8 : Potentiel auteurisant : 5/10
Se pencher sur la filmographie du
réalisateur Chris Columbus, c’est être confronté à une liste de navets
tellement longue qu’elle en devient presque une litanie - très étonnant, du coup, de le retrouver aux manettes (c'est le cas de le dire) d'une réussite telle que Pixels. Mais il y a bien une
constante : son goût pour l’enfance, qu’il avait exprimé très tôt en
réalisant Maman j’ai raté l’avion et
dont les deux premiers opus de la saga Harry
Potter avaient marqué l’apogée. Ici, les personnages sont adultes, certes,
mais ont conservé en eux une immaturité totale qui en fait les dignes héritiers
des héros des précédents films de Columbus.
9 : Cultitude des répliques : 8/10
On rit beaucoup, dans Pixels, tant le film semble ne jamais se
prendre vraiment au sérieux. Servis par des acteurs ayant quelques beaux faits
d’armes dans la comédie, tel Adam Sandler (Funny
people, Rien que pour vos cheveux,
Punch drunk love) ou Kevin James (Hitch, expert en séduction) et par l’une
des plus grandes stars du moment, le génial Peter Dinklage (Tyrion Lannister
dans Game of thrones), les dialogues
font souvent mouche. Une réplique, véritable petit bijou, mérite
particulièrement d’être retenue tant elle symbolise à elle-seule 25 ans d’Internet,
de complotisme et de culture geek :
« J’ai revu les images de son
assassinat, c’est Kennedy qui a tiré le premier. »

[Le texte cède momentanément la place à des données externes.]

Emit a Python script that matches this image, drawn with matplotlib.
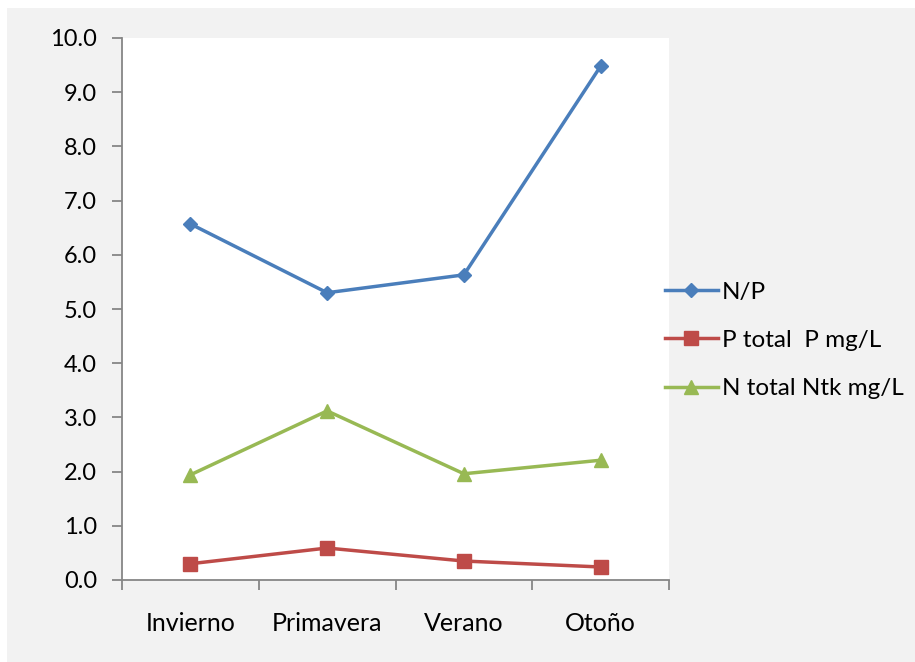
import matplotlib.pyplot as plt
from matplotlib.patches import Rectangle
from matplotlib.lines import Line2D

categories = ["Invierno", "Primavera", "Verano", "Otoño"]
np_ratio = [6.57, 5.30, 5.63, 9.48]
p_total = [0.30, 0.59, 0.35, 0.24]
n_total = [1.94, 3.12, 1.96, 2.21]
y_ticks = [0.0, 1.0, 2.0, 3.0, 4.0, 5.0, 6.0, 7.0, 8.0, 9.0, 10.0]

series_names = ["N/P", "P total  P mg/L", "N total Ntk mg/L"]
colors = ["#4a7ebb", "#be4b48", "#98b954"]
markers = ["D", "s", "^"]
msizes = [7, 10, 10]

W, H = 915, 662
fig = plt.figure(figsize=(W / 100, H / 100), dpi=100)
fig.patch.set_facecolor("white")
fig.patches.append(Rectangle((7 / W, 0), 1 - 7 / W, 1 - 8 / H, transform=fig.transFigure,
                             facecolor="#f2f2f2", edgecolor="none", zorder=-5))

ax = fig.add_axes([122 / W, 1 - 580 / H, (669 - 122) / W, (580 - 38) / H])
ax.set_facecolor("white")

x = list(range(len(categories)))
for vals, name, c, m, ms in zip([np_ratio, p_total, n_total], series_names, colors, markers, msizes):
    ax.plot(x, vals, color=c, lw=2.5, marker=m, markersize=ms, label=name,
            markeredgecolor=c, clip_on=False, zorder=3)

ax.set_xlim(-0.5, len(categories) - 0.5)
ax.set_ylim(0, 10)
ax.set_yticks(y_ticks)
ax.set_yticklabels([f"{v:.1f}" for v in y_ticks])
ax.set_xticks([i - 0.5 for i in range(len(categories) + 1)])
ax.set_xticklabels([])
ax.set_xticks(x, minor=True)
ax.set_xticklabels(categories, minor=True)

font = "Lato"
for lab in ax.get_yticklabels():
    lab.set_fontfamily(font)
    lab.set_fontsize(17)
    lab.set_color("black")
for lab in ax.get_xticklabels(minor=True):
    lab.set_fontfamily(font)
    lab.set_fontsize(18)
    lab.set_color("black")

ax.tick_params(axis="y", direction="out", length=7, width=1.3, color="#868686", pad=11)
ax.tick_params(axis="x", which="major", direction="out", length=7, width=1.3, color="#868686")
ax.tick_params(axis="x", which="minor", length=0, pad=23)

for side in ["top", "right"]:
    ax.spines[side].set_visible(False)
for side in ["left", "bottom"]:
    ax.spines[side].set_color("#868686")
    ax.spines[side].set_linewidth(1.3)

handles = [Line2D([0], [0], color=c, lw=2.5, marker=m, markersize=ms, markeredgecolor=c)
           for c, m, ms in zip(colors, markers, msizes)]
leg = fig.legend(handles, series_names, loc="upper left",
                 bbox_to_anchor=(655 / W, 1 - 272 / H), frameon=False,
                 prop={"family": font, "size": 17.5}, handlelength=2.2,
                 handletextpad=0.15, labelspacing=1.12, borderaxespad=0)

fig.savefig("out.png", dpi=100, facecolor=fig.get_facecolor())
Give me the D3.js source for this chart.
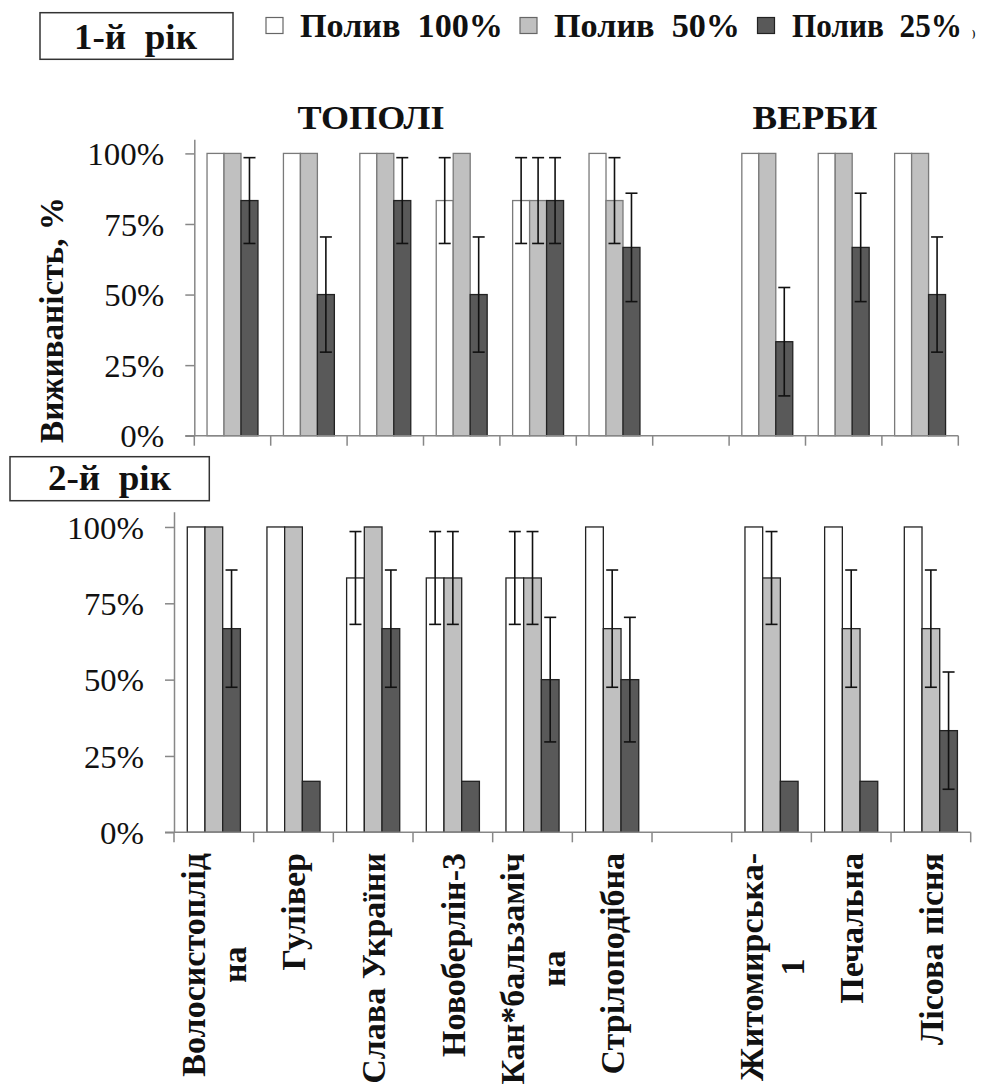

10 : Capacité de mutation en franchise : 3/10
Un Pixels 2 ? Sur le papier, pourquoi pas, tant ce premier opus
est divertissant et tant il y a matière à piocher dans les catalogues de jeux
vidéo des premières années (après les eighties
dans ce film, on pourrait imaginer retrouver quelques grandes figures de la
décennie suivante dans la suite, comme Lara Croft ou Mario). Mais il y a un
bémol majeur : le flop magistral du film au box-office. Avec des résultats
si décevants en termes d’entrées, aucun producteur ne voudra financer une suite.
Ne soyons cependant pas trop pessimiste : dans 15 ans, au gré des rediffusions
et des locations, Pixels aura
peut-être gagné ses galons de film culte. Et là, tout redeviendra possible.
Score pop-corn global : 64/100
Très bon total pour ce film qui
offre à peu près tout ce qu’un blockbuster peut offrir à ses spectateurs. Ne
pas hésiter à prendre du pop-corn en quantité importante, on en a envie d’un
bout à l’autre, mais attention : le versant comique du film peut provoquer
des éclats de rires impromptus, qui sont autant d’occasions de s’étrangler avec
un grain de maïs. Prévoir donc une boisson pour faciliter le mécanisme de
déglutition, de préférence non-gazeuse (un Ice tea semble parfaitement indiqué).